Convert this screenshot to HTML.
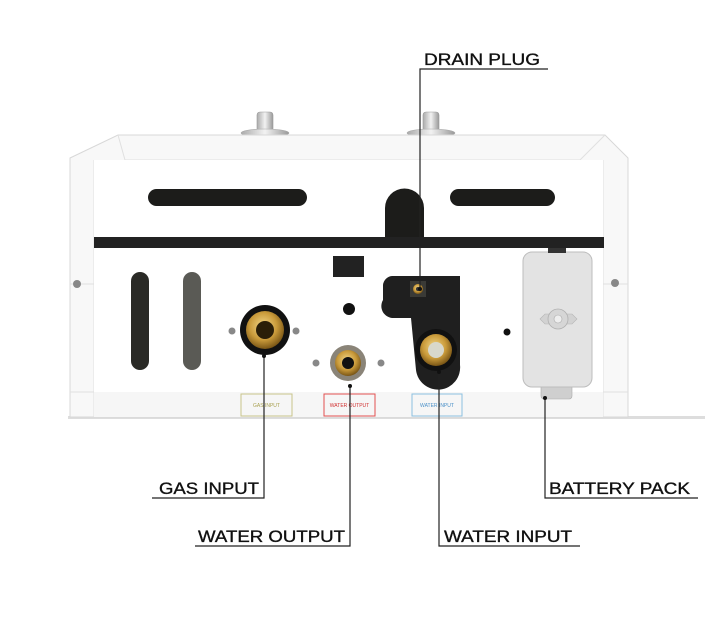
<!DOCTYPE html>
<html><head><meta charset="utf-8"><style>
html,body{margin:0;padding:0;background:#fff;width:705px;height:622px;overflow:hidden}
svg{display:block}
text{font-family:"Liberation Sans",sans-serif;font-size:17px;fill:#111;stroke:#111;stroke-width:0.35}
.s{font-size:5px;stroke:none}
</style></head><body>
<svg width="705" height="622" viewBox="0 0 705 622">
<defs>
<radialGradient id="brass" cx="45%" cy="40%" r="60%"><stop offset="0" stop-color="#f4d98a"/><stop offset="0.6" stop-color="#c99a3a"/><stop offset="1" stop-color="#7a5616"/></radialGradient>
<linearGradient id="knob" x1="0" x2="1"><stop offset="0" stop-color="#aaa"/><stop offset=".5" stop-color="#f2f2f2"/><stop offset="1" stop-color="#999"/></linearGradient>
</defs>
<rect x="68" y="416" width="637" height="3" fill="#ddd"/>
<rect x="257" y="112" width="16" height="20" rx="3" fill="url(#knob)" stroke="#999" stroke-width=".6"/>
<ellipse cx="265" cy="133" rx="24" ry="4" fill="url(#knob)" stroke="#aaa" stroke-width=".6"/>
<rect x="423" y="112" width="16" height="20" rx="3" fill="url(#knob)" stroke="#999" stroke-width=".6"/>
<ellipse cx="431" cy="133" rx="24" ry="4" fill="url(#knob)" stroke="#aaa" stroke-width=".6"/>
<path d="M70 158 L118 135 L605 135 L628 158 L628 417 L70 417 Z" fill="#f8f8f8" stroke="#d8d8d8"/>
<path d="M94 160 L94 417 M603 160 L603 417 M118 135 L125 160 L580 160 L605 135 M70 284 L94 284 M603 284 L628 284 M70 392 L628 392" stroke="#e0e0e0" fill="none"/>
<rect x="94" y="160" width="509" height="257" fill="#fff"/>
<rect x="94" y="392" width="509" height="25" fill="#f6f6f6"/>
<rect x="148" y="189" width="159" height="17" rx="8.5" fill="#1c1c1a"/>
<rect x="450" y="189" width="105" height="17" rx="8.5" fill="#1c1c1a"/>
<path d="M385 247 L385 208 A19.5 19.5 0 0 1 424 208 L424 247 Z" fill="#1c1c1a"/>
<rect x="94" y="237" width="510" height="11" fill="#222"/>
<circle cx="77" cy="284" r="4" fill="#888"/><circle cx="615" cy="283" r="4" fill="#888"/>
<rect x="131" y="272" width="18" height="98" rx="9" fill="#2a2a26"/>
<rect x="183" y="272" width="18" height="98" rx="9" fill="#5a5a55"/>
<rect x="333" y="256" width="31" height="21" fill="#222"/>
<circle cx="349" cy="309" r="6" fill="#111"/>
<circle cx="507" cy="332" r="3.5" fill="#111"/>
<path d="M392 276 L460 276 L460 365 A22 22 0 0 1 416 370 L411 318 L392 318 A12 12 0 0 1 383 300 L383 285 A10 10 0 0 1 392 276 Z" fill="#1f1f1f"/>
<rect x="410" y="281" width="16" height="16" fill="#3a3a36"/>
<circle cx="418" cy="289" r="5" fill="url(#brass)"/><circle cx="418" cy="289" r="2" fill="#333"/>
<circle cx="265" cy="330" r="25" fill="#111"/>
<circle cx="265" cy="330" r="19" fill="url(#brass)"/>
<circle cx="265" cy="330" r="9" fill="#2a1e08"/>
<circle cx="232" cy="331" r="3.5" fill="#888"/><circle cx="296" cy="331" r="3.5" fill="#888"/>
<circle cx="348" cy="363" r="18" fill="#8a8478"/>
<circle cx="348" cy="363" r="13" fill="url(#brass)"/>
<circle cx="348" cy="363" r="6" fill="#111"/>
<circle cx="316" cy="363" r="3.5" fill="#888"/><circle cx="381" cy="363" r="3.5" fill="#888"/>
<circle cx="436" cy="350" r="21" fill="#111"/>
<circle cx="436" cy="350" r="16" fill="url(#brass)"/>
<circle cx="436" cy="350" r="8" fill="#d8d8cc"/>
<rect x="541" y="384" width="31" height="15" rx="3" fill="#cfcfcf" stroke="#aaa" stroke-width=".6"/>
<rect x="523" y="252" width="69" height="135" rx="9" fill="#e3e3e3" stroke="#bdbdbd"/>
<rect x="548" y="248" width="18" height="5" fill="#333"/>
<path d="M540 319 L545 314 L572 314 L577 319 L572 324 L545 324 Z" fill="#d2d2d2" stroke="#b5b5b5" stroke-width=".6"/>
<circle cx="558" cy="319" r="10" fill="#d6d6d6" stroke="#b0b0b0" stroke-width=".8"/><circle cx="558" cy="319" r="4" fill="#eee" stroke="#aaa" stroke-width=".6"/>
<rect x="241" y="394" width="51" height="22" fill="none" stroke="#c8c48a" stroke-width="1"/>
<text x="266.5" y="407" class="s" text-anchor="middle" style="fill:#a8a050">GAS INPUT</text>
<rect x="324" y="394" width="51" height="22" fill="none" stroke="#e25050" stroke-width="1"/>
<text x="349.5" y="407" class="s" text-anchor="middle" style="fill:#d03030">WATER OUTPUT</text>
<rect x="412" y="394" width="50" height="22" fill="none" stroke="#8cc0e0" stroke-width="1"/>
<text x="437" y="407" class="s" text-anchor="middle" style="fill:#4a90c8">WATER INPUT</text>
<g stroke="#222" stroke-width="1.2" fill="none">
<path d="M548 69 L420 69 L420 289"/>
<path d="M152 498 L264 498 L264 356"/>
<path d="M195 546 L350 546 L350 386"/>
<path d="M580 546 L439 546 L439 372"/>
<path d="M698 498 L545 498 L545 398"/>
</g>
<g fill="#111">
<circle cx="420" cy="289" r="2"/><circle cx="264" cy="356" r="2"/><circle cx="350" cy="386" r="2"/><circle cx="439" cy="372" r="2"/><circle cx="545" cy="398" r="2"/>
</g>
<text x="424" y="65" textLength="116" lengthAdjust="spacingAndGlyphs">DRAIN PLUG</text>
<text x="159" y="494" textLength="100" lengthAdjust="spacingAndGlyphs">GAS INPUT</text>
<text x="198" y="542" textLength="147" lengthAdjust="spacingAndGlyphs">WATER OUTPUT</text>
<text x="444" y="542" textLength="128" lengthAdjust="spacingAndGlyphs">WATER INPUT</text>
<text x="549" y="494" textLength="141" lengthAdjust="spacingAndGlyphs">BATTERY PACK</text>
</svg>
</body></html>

*Goal of the exercise*: Except for the pictures, reproduce every line exactly.

*Final result*:
Convert this screenshot to HTML.
<!DOCTYPE html>
<html><head><meta charset="utf-8"><style>
html,body{margin:0;padding:0;background:#fff;width:705px;height:622px;overflow:hidden}
svg{display:block}
text{font-family:"Liberation Sans",sans-serif;font-size:17px;fill:#111;stroke:#111;stroke-width:0.35}
.s{font-size:5px;stroke:none}
</style></head><body>
<svg width="705" height="622" viewBox="0 0 705 622">
<defs>
<radialGradient id="brass" cx="45%" cy="40%" r="60%"><stop offset="0" stop-color="#f4d98a"/><stop offset="0.6" stop-color="#c99a3a"/><stop offset="1" stop-color="#7a5616"/></radialGradient>
<linearGradient id="knob" x1="0" x2="1"><stop offset="0" stop-color="#aaa"/><stop offset=".5" stop-color="#f2f2f2"/><stop offset="1" stop-color="#999"/></linearGradient>
</defs>
<rect x="68" y="416" width="637" height="3" fill="#ddd"/>
<rect x="257" y="112" width="16" height="20" rx="3" fill="url(#knob)" stroke="#999" stroke-width=".6"/>
<ellipse cx="265" cy="133" rx="24" ry="4" fill="url(#knob)" stroke="#aaa" stroke-width=".6"/>
<rect x="423" y="112" width="16" height="20" rx="3" fill="url(#knob)" stroke="#999" stroke-width=".6"/>
<ellipse cx="431" cy="133" rx="24" ry="4" fill="url(#knob)" stroke="#aaa" stroke-width=".6"/>
<path d="M70 158 L118 135 L605 135 L628 158 L628 417 L70 417 Z" fill="#f8f8f8" stroke="#d8d8d8"/>
<path d="M94 160 L94 417 M603 160 L603 417 M118 135 L125 160 L580 160 L605 135 M70 284 L94 284 M603 284 L628 284 M70 392 L628 392" stroke="#e0e0e0" fill="none"/>
<rect x="94" y="160" width="509" height="257" fill="#fff"/>
<rect x="94" y="392" width="509" height="25" fill="#f6f6f6"/>
<rect x="148" y="189" width="159" height="17" rx="8.5" fill="#1c1c1a"/>
<rect x="450" y="189" width="105" height="17" rx="8.5" fill="#1c1c1a"/>
<path d="M385 247 L385 208 A19.5 19.5 0 0 1 424 208 L424 247 Z" fill="#1c1c1a"/>
<rect x="94" y="237" width="510" height="11" fill="#222"/>
<circle cx="77" cy="284" r="4" fill="#888"/><circle cx="615" cy="283" r="4" fill="#888"/>
<rect x="131" y="272" width="18" height="98" rx="9" fill="#2a2a26"/>
<rect x="183" y="272" width="18" height="98" rx="9" fill="#5a5a55"/>
<rect x="333" y="256" width="31" height="21" fill="#222"/>
<circle cx="349" cy="309" r="6" fill="#111"/>
<circle cx="507" cy="332" r="3.5" fill="#111"/>
<path d="M392 276 L460 276 L460 365 A22 22 0 0 1 416 370 L411 318 L392 318 A12 12 0 0 1 383 300 L383 285 A10 10 0 0 1 392 276 Z" fill="#1f1f1f"/>
<rect x="410" y="281" width="16" height="16" fill="#3a3a36"/>
<circle cx="418" cy="289" r="5" fill="url(#brass)"/><circle cx="418" cy="289" r="2" fill="#333"/>
<circle cx="265" cy="330" r="25" fill="#111"/>
<circle cx="265" cy="330" r="19" fill="url(#brass)"/>
<circle cx="265" cy="330" r="9" fill="#2a1e08"/>
<circle cx="232" cy="331" r="3.5" fill="#888"/><circle cx="296" cy="331" r="3.5" fill="#888"/>
<circle cx="348" cy="363" r="18" fill="#8a8478"/>
<circle cx="348" cy="363" r="13" fill="url(#brass)"/>
<circle cx="348" cy="363" r="6" fill="#111"/>
<circle cx="316" cy="363" r="3.5" fill="#888"/><circle cx="381" cy="363" r="3.5" fill="#888"/>
<circle cx="436" cy="350" r="21" fill="#111"/>
<circle cx="436" cy="350" r="16" fill="url(#brass)"/>
<circle cx="436" cy="350" r="8" fill="#d8d8cc"/>
<rect x="541" y="384" width="31" height="15" rx="3" fill="#cfcfcf" stroke="#aaa" stroke-width=".6"/>
<rect x="523" y="252" width="69" height="135" rx="9" fill="#e3e3e3" stroke="#bdbdbd"/>
<rect x="548" y="248" width="18" height="5" fill="#333"/>
<path d="M540 319 L545 314 L572 314 L577 319 L572 324 L545 324 Z" fill="#d2d2d2" stroke="#b5b5b5" stroke-width=".6"/>
<circle cx="558" cy="319" r="10" fill="#d6d6d6" stroke="#b0b0b0" stroke-width=".8"/><circle cx="558" cy="319" r="4" fill="#eee" stroke="#aaa" stroke-width=".6"/>
<rect x="241" y="394" width="51" height="22" fill="none" stroke="#c8c48a" stroke-width="1"/>
<text x="266.5" y="407" class="s" text-anchor="middle" style="fill:#a8a050">GAS INPUT</text>
<rect x="324" y="394" width="51" height="22" fill="none" stroke="#e25050" stroke-width="1"/>
<text x="349.5" y="407" class="s" text-anchor="middle" style="fill:#d03030">WATER OUTPUT</text>
<rect x="412" y="394" width="50" height="22" fill="none" stroke="#8cc0e0" stroke-width="1"/>
<text x="437" y="407" class="s" text-anchor="middle" style="fill:#4a90c8">WATER INPUT</text>
<g stroke="#222" stroke-width="1.2" fill="none">
<path d="M548 69 L420 69 L420 289"/>
<path d="M152 498 L264 498 L264 356"/>
<path d="M195 546 L350 546 L350 386"/>
<path d="M580 546 L439 546 L439 372"/>
<path d="M698 498 L545 498 L545 398"/>
</g>
<g fill="#111">
<circle cx="420" cy="289" r="2"/><circle cx="264" cy="356" r="2"/><circle cx="350" cy="386" r="2"/><circle cx="439" cy="372" r="2"/><circle cx="545" cy="398" r="2"/>
</g>
<text x="424" y="65" textLength="116" lengthAdjust="spacingAndGlyphs">DRAIN PLUG</text>
<text x="159" y="494" textLength="100" lengthAdjust="spacingAndGlyphs">GAS INPUT</text>
<text x="198" y="542" textLength="147" lengthAdjust="spacingAndGlyphs">WATER OUTPUT</text>
<text x="444" y="542" textLength="128" lengthAdjust="spacingAndGlyphs">WATER INPUT</text>
<text x="549" y="494" textLength="141" lengthAdjust="spacingAndGlyphs">BATTERY PACK</text>
</svg>
</body></html>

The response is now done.